======== Provided data
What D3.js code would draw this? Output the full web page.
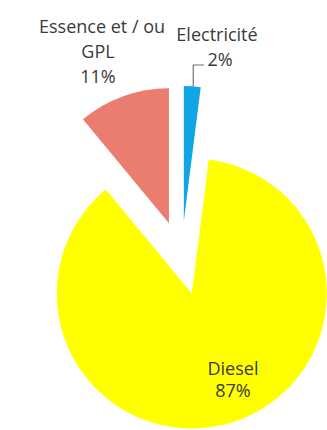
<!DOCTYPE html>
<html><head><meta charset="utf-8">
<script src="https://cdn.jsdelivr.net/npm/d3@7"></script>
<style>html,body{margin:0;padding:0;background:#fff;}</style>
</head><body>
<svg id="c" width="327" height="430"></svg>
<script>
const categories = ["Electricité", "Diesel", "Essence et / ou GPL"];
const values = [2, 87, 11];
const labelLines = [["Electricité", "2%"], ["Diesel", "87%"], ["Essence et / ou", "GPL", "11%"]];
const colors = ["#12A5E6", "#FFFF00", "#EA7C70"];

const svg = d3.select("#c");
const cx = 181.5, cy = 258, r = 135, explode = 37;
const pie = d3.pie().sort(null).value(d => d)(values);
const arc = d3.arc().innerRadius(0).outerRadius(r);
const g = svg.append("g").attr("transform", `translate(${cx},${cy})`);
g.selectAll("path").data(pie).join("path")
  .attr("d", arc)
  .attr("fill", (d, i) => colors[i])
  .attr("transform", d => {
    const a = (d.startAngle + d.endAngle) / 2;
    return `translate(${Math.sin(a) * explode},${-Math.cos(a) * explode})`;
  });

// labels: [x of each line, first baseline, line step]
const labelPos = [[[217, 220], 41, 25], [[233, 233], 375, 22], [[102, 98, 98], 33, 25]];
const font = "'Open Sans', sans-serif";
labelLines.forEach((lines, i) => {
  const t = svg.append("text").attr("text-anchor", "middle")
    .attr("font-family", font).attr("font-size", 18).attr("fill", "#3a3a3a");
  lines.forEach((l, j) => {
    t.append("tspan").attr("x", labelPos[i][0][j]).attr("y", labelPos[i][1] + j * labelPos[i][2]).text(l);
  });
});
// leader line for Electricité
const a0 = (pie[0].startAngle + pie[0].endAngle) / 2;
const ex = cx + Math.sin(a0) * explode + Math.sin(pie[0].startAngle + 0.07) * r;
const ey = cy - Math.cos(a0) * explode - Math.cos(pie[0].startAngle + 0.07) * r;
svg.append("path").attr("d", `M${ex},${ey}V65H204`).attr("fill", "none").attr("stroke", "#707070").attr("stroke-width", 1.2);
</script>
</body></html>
================
======== Provided data
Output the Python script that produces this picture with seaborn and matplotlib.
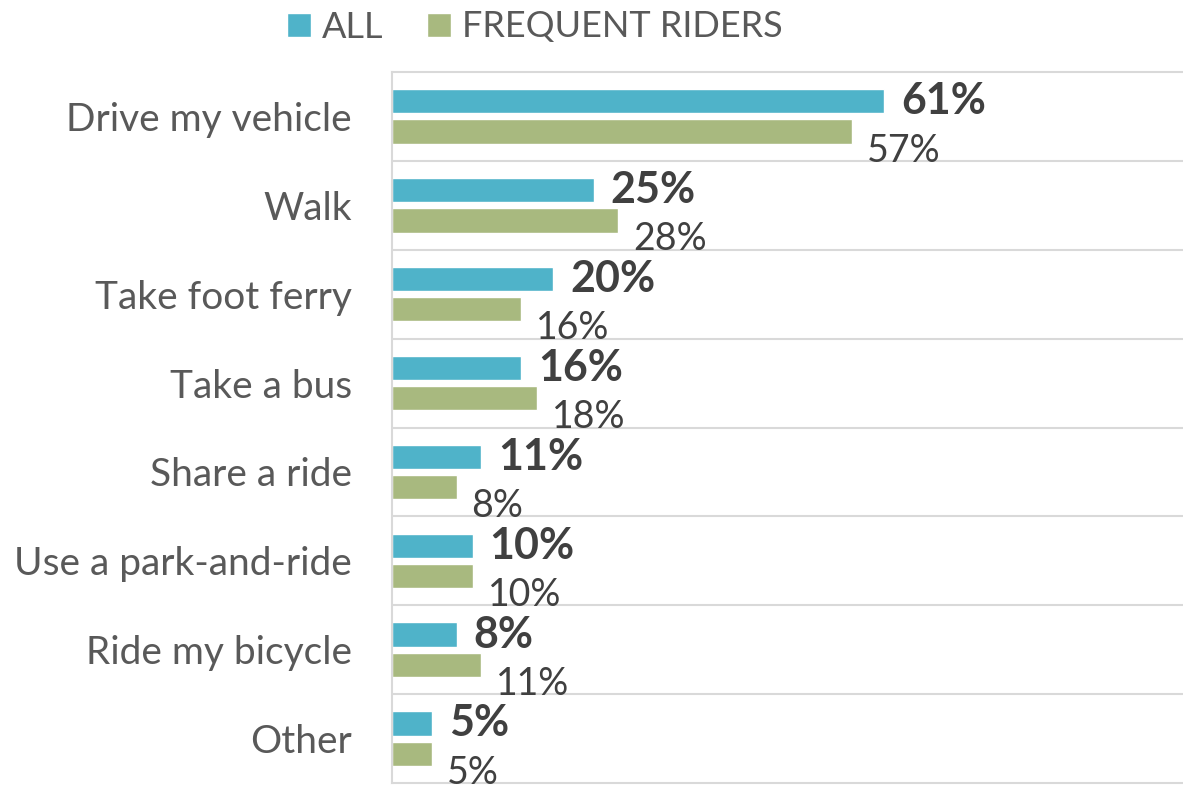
================
======== Provided data
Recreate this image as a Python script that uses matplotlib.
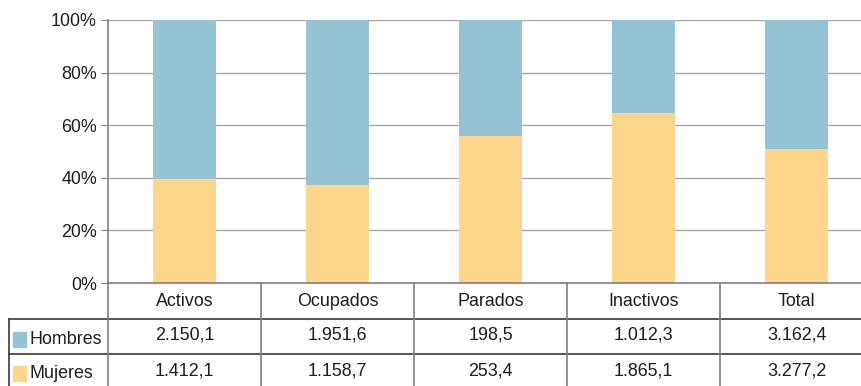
================
Output word for word the lines running from the one containing "What D3.js code" to the one containing "</body></html>", both included, leaving out the pictures.

## Task answer:
What D3.js code would draw this? Output the full web page.
<!DOCTYPE html>
<html><head><meta charset="utf-8">
<script src="https://cdn.jsdelivr.net/npm/d3@7"></script>
<style>html,body{margin:0;padding:0;background:#fff;}</style>
</head><body>
<svg id="c" width="327" height="430"></svg>
<script>
const categories = ["Electricité", "Diesel", "Essence et / ou GPL"];
const values = [2, 87, 11];
const labelLines = [["Electricité", "2%"], ["Diesel", "87%"], ["Essence et / ou", "GPL", "11%"]];
const colors = ["#12A5E6", "#FFFF00", "#EA7C70"];

const svg = d3.select("#c");
const cx = 181.5, cy = 258, r = 135, explode = 37;
const pie = d3.pie().sort(null).value(d => d)(values);
const arc = d3.arc().innerRadius(0).outerRadius(r);
const g = svg.append("g").attr("transform", `translate(${cx},${cy})`);
g.selectAll("path").data(pie).join("path")
  .attr("d", arc)
  .attr("fill", (d, i) => colors[i])
  .attr("transform", d => {
    const a = (d.startAngle + d.endAngle) / 2;
    return `translate(${Math.sin(a) * explode},${-Math.cos(a) * explode})`;
  });

// labels: [x of each line, first baseline, line step]
const labelPos = [[[217, 220], 41, 25], [[233, 233], 375, 22], [[102, 98, 98], 33, 25]];
const font = "'Open Sans', sans-serif";
labelLines.forEach((lines, i) => {
  const t = svg.append("text").attr("text-anchor", "middle")
    .attr("font-family", font).attr("font-size", 18).attr("fill", "#3a3a3a");
  lines.forEach((l, j) => {
    t.append("tspan").attr("x", labelPos[i][0][j]).attr("y", labelPos[i][1] + j * labelPos[i][2]).text(l);
  });
});
// leader line for Electricité
const a0 = (pie[0].startAngle + pie[0].endAngle) / 2;
const ex = cx + Math.sin(a0) * explode + Math.sin(pie[0].startAngle + 0.07) * r;
const ey = cy - Math.cos(a0) * explode - Math.cos(pie[0].startAngle + 0.07) * r;
svg.append("path").attr("d", `M${ex},${ey}V65H204`).attr("fill", "none").attr("stroke", "#707070").attr("stroke-width", 1.2);
</script>
</body></html>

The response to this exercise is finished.